No smoke. No mirrors. Just clarity, location, and trust.
And your Google Business Profile sits right in the middle of that system.
The Quiet Power of Your Google Business Profile
Your Google Business Profile is not just a listing.
It is, in many cases, your first impression.
Before a couple ever reaches your website, they’ve often already seen your photos, read your reviews, checked your location, and formed a quick opinion about whether you feel like a safe choice.
That opinion happens fast. Instinctively, not analytically.
Which means your profile isn’t there to impress. It’s there to orient. To reassure. To say, clearly and confidently, this is who we are, this is what we do, and this is where we do it.
What Sophie changed (and why it worked)
Sophie didn’t overhaul her business. She didn’t suddenly become a marketing machine. She just made her Google presence easier to understand.
First, she made her profile painfully clear…
Not “visual storyteller for modern romantics.”
“Perth wedding photographer specialising in natural, candid photography.”
It felt less poetic. It worked better.
Then she started treating reviews like part of her process, not an afterthought. She asked consistently. She responded thoughtfully. Over time, her profile began to look alive, active, and trusted.
She updated her photos — not just the hero shots, but real photos of her in action, real moments of connection, real local venues. The kind of images couples could picture themselves in.
She made sure her website, her Google profile, and her directory listings all sounded like the same person. Same tone. Same positioning. Same clarity.
And finally, she started keeping up with the small things. Occasional updates. Fresh images. Minor tweaks. Nothing dramatic. Just enough to signal that this was a real, current business.
None of it was complicated.
But together, it made her legible. And visible.
The Google Mistake Most Wedding Vendors Are Making
Most wedding vendors set up their Google Business Profile once, treat it like a box to tick, and move on.
They pour hours into Instagram, refine their branding, update their website… and leave the one place where couples are actively searching sitting quietly in the background.
I get it.
Google doesn’t feel exciting. It doesn’t feel creative. It doesn’t give you likes or comments or that small dopamine hit when something lands well.
But it does something far more valuable.
It captures intent.
Why Google Business Profiles Work (and Keep Working)
The effort you put into Instagram disappears quickly. A post lives for a day, maybe two. Then it’s gone, replaced by the next thing.
The effort you put into Google compounds.
Reviews build over time. Visibility strengthens. Trust deepens. Your profile becomes more credible, more complete, more useful. And as that happens, Google becomes more confident recommending you.
Which means you show up more often. To better people.

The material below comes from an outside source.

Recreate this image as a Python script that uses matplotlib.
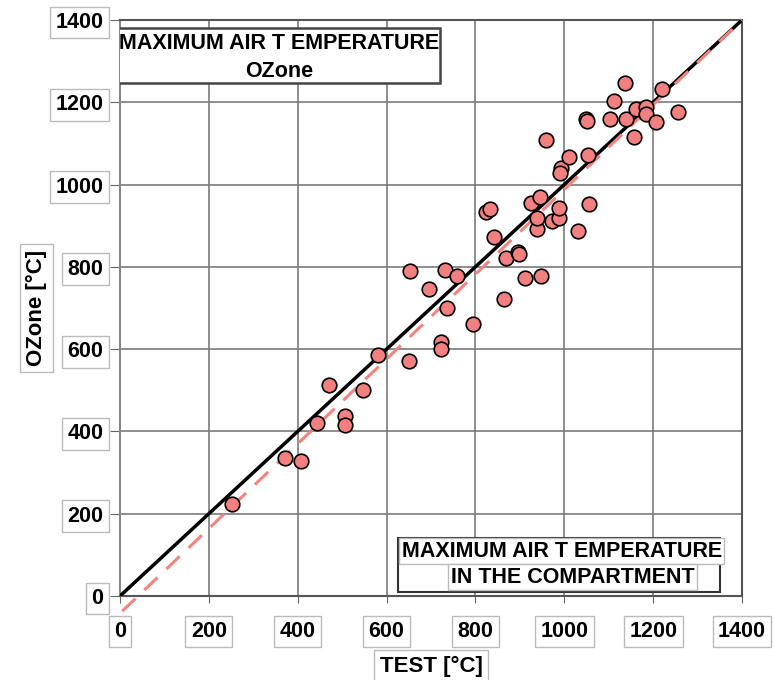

At the exact moment they’re ready to book.
It’s less glamorous work. But it’s far more stable.
A Simple Google Business Profile Reset: You Can Actually Do This Month
If your Google presence has been sitting untouched, you don’t need a full rebrand. You need a reset.
Start by making your profile clear. What you do, who you’re for, and where you work should be obvious within seconds.
Then look at your reviews. If you don’t have a system for collecting them, build one. Not occasionally. Consistently.
Update your photos with work you actually want more of. Not everything you’ve ever done, just the work that reflects where you’re heading.
Check your website and your profile side by side. Do they sound like the same business? If not, align them.
And then leave it alone just enough to let it build, while returning occasionally to keep it current.
No overwhelm. No reinvention. Just tiny intentional adjustments.
The Real Takeaway
You don’t need to be everywhere.
You don’t need to out-post, out-perform, or out-create everyone else in your market.
You need to be visible at the moment a couple decides they’re ready to choose.
Because that’s when enquiries stop feeling like conversations you have to manage, and start feeling like decisions that are already half made.